The pet food space these days is red-hot. General Mills Inc. was so eager to get into the business that it paid $8 billion to acquire Blue Buffalo in February. Meanwhile, Mars Petcare US recently launched the Companion Fund, a $100-million venture fund to invest in the pet industry.

But for cutting-edge pet food born in the lab, hurdles await. To date, no cellular meat company (Memphis Meat, Just, Finless Foods, among others) has found a way to create meat from scratch in a scalable, affordable way; 31 percent of dog and cat owners already complain about the cost of pet food, the APPA said. There’s also the “ick” factor of meat made in labs, even when we’re talking about our pets, let alone when we eventually might eat it ourselves. 

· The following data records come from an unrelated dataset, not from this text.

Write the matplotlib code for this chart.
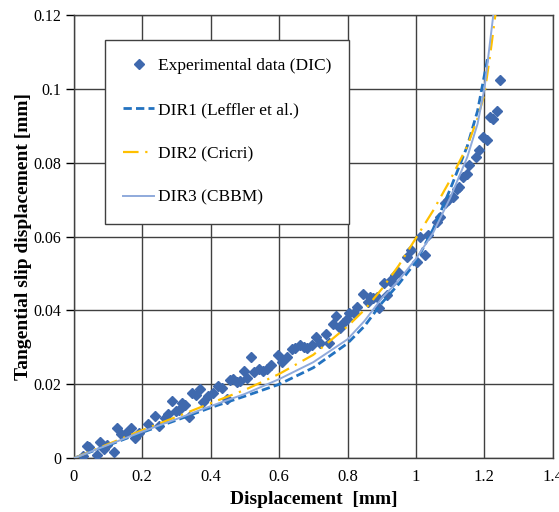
import matplotlib.pyplot as plt

# Experimental data (DIC)
exp_x = [0.027, 0.040, 0.045, 0.068, 0.078, 0.088, 0.097, 0.117, 0.127, 0.137,
         0.152, 0.166, 0.178, 0.190, 0.217, 0.237, 0.250, 0.266, 0.276, 0.287,
         0.298, 0.307, 0.315, 0.325, 0.336, 0.346, 0.357, 0.369, 0.378, 0.393,
         0.408, 0.422, 0.432, 0.447, 0.457, 0.466, 0.476, 0.486, 0.496, 0.505,
         0.517, 0.527, 0.542, 0.554, 0.565, 0.576, 0.597, 0.609, 0.623, 0.638,
         0.647, 0.661, 0.673, 0.682, 0.696, 0.708, 0.720, 0.738, 0.746, 0.758,
         0.767, 0.778, 0.787, 0.799, 0.805, 0.819, 0.828, 0.846, 0.860, 0.866,
         0.875, 0.887, 0.893, 0.907, 0.916, 0.925, 0.931, 0.939, 0.948, 0.975,
         0.986, 1.004, 1.013, 1.027, 1.036, 1.062, 1.071, 1.086, 1.095, 1.109,
         1.121, 1.127, 1.138, 1.150, 1.156, 1.174, 1.185, 1.197, 1.209, 1.217,
         1.226, 1.238, 1.247]
exp_y = [0.0005, 0.0033, 0.0030, 0.0008, 0.0043, 0.0024, 0.0035, 0.0016, 0.0081, 0.0065,
         0.0068, 0.0081, 0.0054, 0.0068, 0.0092, 0.0114, 0.0087, 0.0108, 0.0119, 0.0154,
         0.0127, 0.0130, 0.0149, 0.0143, 0.0111, 0.0176, 0.0171, 0.0187, 0.0152, 0.0168,
         0.0176, 0.0195, 0.0190, 0.0160, 0.0211, 0.0214, 0.0206, 0.0209, 0.0236, 0.0217,
         0.0274, 0.0233, 0.0241, 0.0236, 0.0241, 0.0252, 0.0279, 0.0260, 0.0274, 0.0295,
         0.0298, 0.0306, 0.0300, 0.0298, 0.0306, 0.0328, 0.0311, 0.0336, 0.0311, 0.0363,
         0.0385, 0.0352, 0.0366, 0.0376, 0.0393, 0.0393, 0.0409, 0.0444, 0.0423, 0.0436,
         0.0433, 0.0436, 0.0406, 0.0474, 0.0441, 0.0480, 0.0477, 0.0496, 0.0505, 0.0544,
         0.0563, 0.0531, 0.0599, 0.0550, 0.0604, 0.0639, 0.0653, 0.0691, 0.0699, 0.0707,
         0.0729, 0.0734, 0.0761, 0.0769, 0.0794, 0.0815, 0.0834, 0.0869, 0.0861, 0.0924,
         0.0918, 0.0940, 0.1024]

# DIR1 (Leffler et al.)
dir1_x = [0, 0.1, 0.2, 0.3, 0.4, 0.5, 0.6, 0.7, 0.8, 0.85, 0.9, 0.95, 1.0,
          1.05, 1.1, 1.15, 1.18, 1.21]
dir1_y = [0, 0.0035, 0.0070, 0.0103, 0.0137, 0.0168, 0.0200, 0.0245, 0.0311,
          0.0358, 0.0420, 0.0472, 0.0532, 0.0620, 0.0728, 0.0845, 0.0940, 0.1085]

# DIR2 (Cricri)
dir2_x = [0, 0.1, 0.2, 0.3, 0.4, 0.5, 0.6, 0.7, 0.8, 0.85, 0.9, 0.95, 1.0,
          1.05, 1.1, 1.15, 1.18, 1.2, 1.218, 1.232]
dir2_y = [0, 0.0038, 0.0076, 0.0112, 0.0149, 0.0185, 0.0228, 0.0280, 0.0357,
          0.0402, 0.0458, 0.0522, 0.0596, 0.0670, 0.0753, 0.0845, 0.0920,
          0.0985, 0.1100, 0.1200]

# DIR3 (CBBM)
dir3_x = [0, 0.1, 0.2, 0.3, 0.4, 0.5, 0.6, 0.7, 0.8, 0.85, 0.9, 0.95, 1.0,
          1.05, 1.1, 1.15, 1.18, 1.2, 1.213, 1.226]
dir3_y = [0, 0.0036, 0.0072, 0.0106, 0.0141, 0.0174, 0.0214, 0.0260, 0.0322,
          0.0372, 0.0433, 0.0482, 0.0540, 0.0610, 0.0705, 0.0815, 0.0905,
          0.1000, 0.1100, 0.1200]

plt.rcParams['font.family'] = ['Liberation Serif', 'DejaVu Serif']

fig = plt.figure(figsize=(5.59, 5.12), dpi=100)
ax = fig.add_axes([0.132, 0.105, 0.857, 0.866])

ax.plot(exp_x, exp_y, linestyle='none', marker='D', markersize=5.3,
        color='#3F69AE', label='Experimental data (DIC)', zorder=3)
ax.plot(dir1_x, dir1_y, linestyle=(0, (3, 1.5)), color='#2372C0', linewidth=2,
        label='DIR1 (Leffler et al.)', zorder=4)
ax.plot(dir2_x, dir2_y, linestyle=(0, (7, 3, 1, 3)), color='#FFC000', linewidth=1.6,
        label='DIR2 (Cricri)', zorder=4)
ax.plot(dir3_x, dir3_y, linestyle='-', color='#8FAADC', linewidth=1.4,
        label='DIR3 (CBBM)', zorder=4)

ax.set_xlim(0, 1.4)
ax.set_ylim(0, 0.12)
ax.set_xticks([0, 0.2, 0.4, 0.6, 0.8, 1.0, 1.2, 1.4])
ax.set_xticklabels(['0', '0.2', '0.4', '0.6', '0.8', '1', '1.2', '1.4'])
ax.set_yticks([0, 0.02, 0.04, 0.06, 0.08, 0.1, 0.12])
ax.set_yticklabels(['0', '0.02', '0.04', '0.06', '0.08', '0.1', '0.12'])
ax.tick_params(axis='x', length=0, pad=8, labelsize=12)
ax.tick_params(axis='y', length=6, width=1, direction='out', pad=3, labelsize=11.5)
ax.grid(True, color='#404040', linewidth=1)
ax.set_axisbelow(True)
for s in ax.spines.values():
    s.set_color('#404040')
    s.set_linewidth(1)

ax.set_xlabel('Displacement  [mm]', fontsize=14, fontweight='bold', labelpad=4)
ax.set_ylabel('Tangential slip displacement [mm]', fontsize=14, fontweight='bold', labelpad=1)

leg = ax.legend(loc='upper left', bbox_to_anchor=(0.065, 0.944), fontsize=12.5,
                frameon=True, fancybox=False, edgecolor='#404040', framealpha=1,
                labelspacing=1.6, handlelength=1.8, handletextpad=0.2,
                borderpad=1.05, borderaxespad=0)
leg.get_frame().set_linewidth(1)

plt.savefig('out.png', dpi=100)
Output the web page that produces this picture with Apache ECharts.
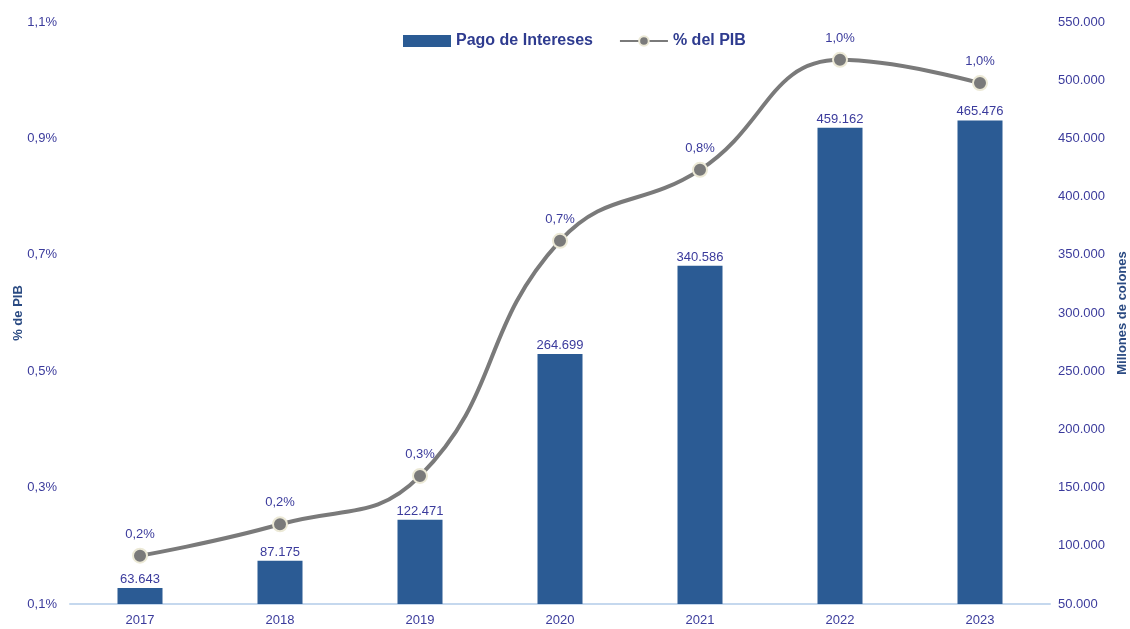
<!DOCTYPE html>
<html>
<head>
<meta charset="utf-8">
<script src="https://cdn.jsdelivr.net/npm/echarts@6/dist/echarts.min.js"></script>
<style>
  html, body { margin: 0; padding: 0; background: #fff; }
  #chart { width: 1130px; height: 629px; }
</style>
</head>
<body>
<div id="chart"></div>
<script>
const years = ['2017', '2018', '2019', '2020', '2021', '2022', '2023'];
const pagoIntereses = [63643, 87175, 122471, 264699, 340586, 459162, 465476];
const pctPib = [0.183, 0.237, 0.32, 0.724, 0.846, 1.035, 0.995];

const textColor = '#3b3b9c';
const titleColor = '#2a4a82';
const fontFamily = '"Liberation Sans Narrow", "Liberation Sans", Arial, sans-serif';

const fmtMiles = v => Math.round(v).toString().replace(/\B(?=(\d{3})+(?!\d))/g, '.');
const fmtPct = v => v.toFixed(1).replace('.', ',') + '%';

const chart = echarts.init(document.getElementById('chart'));

const option = {
  animation: false,
  textStyle: { fontFamily: fontFamily },
  legend: {
    top: 28,
    left: 398,
    itemGap: 26,
    itemWidth: 48,
    itemHeight: 12,
    textStyle: { color: '#2e3b8f', fontSize: 16, fontWeight: 'bold', fontFamily: fontFamily },
    data: [
      { name: 'Pago de Intereses', icon: 'rect' },
      { name: '% del PIB' }
    ]
  },
  grid: { left: 70, right: 80, top: 22, bottom: 25, containLabel: false, outerBoundsMode: 'none' },
  xAxis: {
    type: 'category',
    data: years,
    axisLine: { lineStyle: { color: '#c5d8ee', width: 2 } },
    axisTick: { show: false },
    axisLabel: { color: textColor, fontSize: 13, margin: 10 }
  },
  yAxis: [
    {
      type: 'value',
      name: '% de PIB',
      nameLocation: 'middle',
      nameGap: 45,
      nameMoveOverlap: false,
      nameTextStyle: { color: titleColor, fontSize: 13, fontWeight: 'bold' },
      min: 0.1,
      max: 1.1,
      interval: 0.2,
      axisLine: { show: false },
      axisTick: { show: false },
      splitLine: { show: false },
      axisLabel: { color: textColor, fontSize: 13, margin: 13, formatter: v => fmtPct(v) }
    },
    {
      type: 'value',
      name: 'Millones de colones',
      nameLocation: 'middle',
      nameGap: 66,
      nameMoveOverlap: false,
      nameTextStyle: { color: titleColor, fontSize: 13, fontWeight: 'bold' },
      min: 50000,
      max: 550000,
      interval: 50000,
      axisLine: { show: false },
      axisTick: { show: false },
      splitLine: { show: false },
      axisLabel: { color: textColor, fontSize: 13, margin: 8, formatter: v => fmtMiles(v) }
    }
  ],
  series: [
    {
      name: 'Pago de Intereses',
      type: 'bar',
      yAxisIndex: 1,
      data: pagoIntereses,
      barWidth: 45,
      itemStyle: { color: '#2b5b94' },
      label: {
        show: true,
        position: 'top',
        distance: 2,
        color: textColor,
        fontSize: 13,
        formatter: p => fmtMiles(p.value)
      }
    },
    {
      name: '% del PIB',
      type: 'line',
      yAxisIndex: 0,
      data: pctPib,
      smooth: 0.45,
      symbol: 'circle',
      symbolSize: 14,
      lineStyle: { color: '#7a7a7a', width: 4 },
      itemStyle: { color: '#7a7a7a', borderColor: '#ece9d6', borderWidth: 2 },
      label: {
        show: true,
        position: 'top',
        distance: 7,
        color: textColor,
        fontSize: 13,
        formatter: p => fmtPct(p.value)
      },
      z: 5
    }
  ]
};

chart.setOption(option);
</script>
</body>
</html>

With pet food products ranging from offal to insects to alligators, who’s to say vegan can’t join the mix? Bethencourt and Shigeta contend that “cellular agriculture has the unique potential to rebuild the supply chain from farm-to-table.” Marion Nestle, author of several books on pet food, is skeptical: “The operative word is ‘potential,’” she said. “Let’s see how it works in practice.”